The downside is that you need a high-speed Internet connection to upload the pictures in a reasonable time.
I use Nero 5.5.6, I just select to make a photocd, drag my photos to it (some sayyou can
do like 1,900 photos) & it makes a perfect cd.I do have to change the timing to 5 seconds display
per photo cause they set it to infinite. Absolutely beautiful looking pictures on the tv when I use
it on myApex dvd player. Then I can also copy them to vhs to mail to people.
I don’t think this is strictly true. You can buy an Epson Stylus Photo 820 Inkjet printer for $99 and make extremely good prints that are nearly indistinguishable from true prints, up to 8x10. They estimate that with the proper paper they will last 25-50 years, seems pretty archival to me.
Creating prints at home is pretty easy and cheap these days and the prints function pretty much like a true print. The dye-sub printers are even better, but for most consumers they won’t notice the difference.
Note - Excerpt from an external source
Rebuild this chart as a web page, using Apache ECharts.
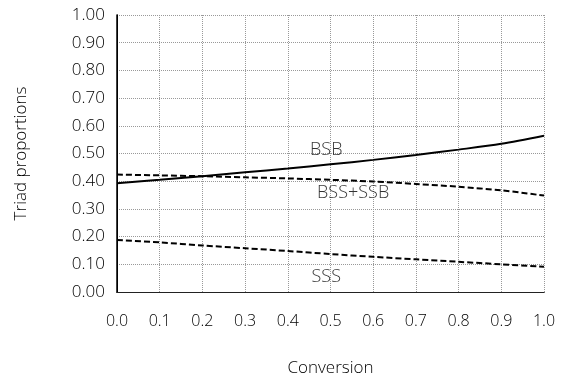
<!DOCTYPE html>
<html>
<head>
<meta charset="utf-8">
<script src="https://cdn.jsdelivr.net/npm/echarts@6/dist/echarts.min.js"></script>
<style>
html,body{margin:0;padding:0;background:#fff;}
#chart{width:561px;height:374px;}
</style>
</head>
<body>
<div id="chart"></div>
<script>
var conversion = [0.0, 0.1, 0.2, 0.3, 0.4, 0.5, 0.6, 0.7, 0.8, 0.9, 1.0];
var bsb    = [0.393, 0.405, 0.418, 0.432, 0.446, 0.461, 0.477, 0.495, 0.514, 0.535, 0.564];
var bssSsb = [0.424, 0.421, 0.418, 0.414, 0.410, 0.405, 0.399, 0.390, 0.380, 0.367, 0.348];
var sss    = [0.188, 0.179, 0.168, 0.158, 0.148, 0.137, 0.127, 0.118, 0.109, 0.100, 0.091];
var seriesNames = ['BSB', 'BSS+SSB', 'SSS'];
var labelX = [0.49, 0.553, 0.49];
var labelY = [0.513, 0.357, 0.055];

function pairs(ys) { return conversion.map(function (x, i) { return [x, ys[i]]; }); }

var font = 'Open Sans';
var chart = echarts.init(document.getElementById('chart'));

function mk(name, ys, type) {
  return {
    name: name,
    type: 'line',
    data: pairs(ys),
    showSymbol: false,
    symbol: 'none',
    smooth: 0.3,
    lineStyle: { color: '#000', width: 2, type: type },
    z: 3
  };
}

var gridLine = { show: true, lineStyle: { color: '#999', type: 'dotted', width: 1 } };

chart.setOption({
  animation: false,
  backgroundColor: '#fff',
  grid: { left: 117, right: 17, top: 15, bottom: 82, outerBoundsMode: 'none', containLabel: false },
  xAxis: [{
    type: 'value', min: 0, max: 1, interval: 0.1,
    name: 'Conversion', nameLocation: 'middle', nameGap: 68,
    nameTextStyle: { color: '#000', fontFamily: font, fontWeight: 300, fontSize: 17 },
    axisLine: { show: true, lineStyle: { color: '#000', width: 1 } },
    axisTick: { show: false },
    axisLabel: { color: '#000', fontFamily: font, fontWeight: 300, fontSize: 16, margin: 21, formatter: function (v) { return v.toFixed(1); } },
    splitLine: gridLine
  }, {
    type: 'value', min: 0, max: 1, position: 'top',
    axisLine: { show: true, lineStyle: { color: '#222', width: 1 } },
    axisTick: { show: false }, axisLabel: { show: false }, splitLine: { show: false }
  }],
  yAxis: [{
    type: 'value', min: 0, max: 1, interval: 0.1,
    name: 'Triad proportions', nameLocation: 'middle', nameGap: 87, nameRotate: 90,
    nameTextStyle: { color: '#000', fontFamily: font, fontWeight: 300, fontSize: 17 },
    axisLine: { show: true, lineStyle: { color: '#000', width: 1 } },
    axisTick: { show: false },
    axisLabel: { color: '#000', fontFamily: font, fontWeight: 300, fontSize: 17, margin: 12, formatter: function (v) { return v.toFixed(2); } },
    splitLine: gridLine
  }, {
    type: 'value', min: 0, max: 1, position: 'right',
    axisLine: { show: true, lineStyle: { color: '#000', width: 1.5 } },
    axisTick: { show: false }, axisLabel: { show: false }, splitLine: { show: false }
  }],
  series: [
    mk(seriesNames[0], bsb, 'solid'),
    mk(seriesNames[1], bssSsb, [6, 3]),
    mk(seriesNames[2], sss, [6, 3]),
    {
      type: 'scatter',
      data: seriesNames.map(function (n, i) { return { name: n, value: [labelX[i], labelY[i]] }; }),
      symbol: 'circle',
      symbolSize: 1,
      itemStyle: { color: 'rgba(0,0,0,0)' },
      label: { show: true, position: 'inside', formatter: '{b}', color: '#000', fontFamily: font, fontWeight: 300, fontSize: 18 },
      silent: true,
      z: 4
    }
  ]
});
</script>
</body>
</html>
In regard to Kodak and photofinishing: I was extrapolating from current trends to the future, when making actual paper prints will be far less in demand and much easier for the home user. I no longer have interest in getting paper prints myself. Maybe not as bad as Polaroid because of their other businesses, but it still must concern the boardroom people.
You taught me a lot! I didn’t realize that the CDs would lose quality over time for photos. Well I need to just focus on learning how to make them first!
I do understand about making the photos in the TIFF for quality. (I am still learning the camera too) All of this is a challenge.
For storing images on your camera, I always use highest quality JPG. In comparisons in PhotoShop, you’ll find that there are no or extremely few pixels that are different between the two and you’ll save around 75% of the space. For the JPG compression used in High Quality mode on most cameras today, you will see no effective loss of quality. I use that copy as my archive.
They don’t. Most manufacturers estimate a lifetime of a million read cycles for their CDR products. That’s more than 100 years of continuous playback.
The Epson 820, like most consumer-grade inkjet printers, uses a combined CMY (Cyan-Magenta-Yellow) cartridge for color reproduction. If you happen to run out of, say, yellow ink, you throw the entire cartridge away and insert a new one even if there was plenty of Cyan and Magenta ink left. This increases printing costs 200-300% over actual ink consumption, which at $15 per color cartridge can hardly be considered cheap.
Also, it doesn’t really matter if the paper you print on doesn’t yellow for 25 years if the ink that’s sprayed on it is ruined by a fingerprint, moisture drop or particulate contamination. Real photographic prints are far less susceptible to this sort of damage because the image is physically bonded to the paper (as opposed to spray-painted on top) and coated with a matte or glossy protective finish.
At $0.49 per 4x6 they’re probably less expensive than inkjet prints, too.
But don’t services like ofoto simply “spray-paint” your digital image onto photographic paper anyway? Or am I mistaken?
(I’ve had decent success with home-made prints from an inkjet onto glossy “photo paper.” In my experience, as long as you keep them out of direct sunlight for prolonged periods, they’ll hold up very well.)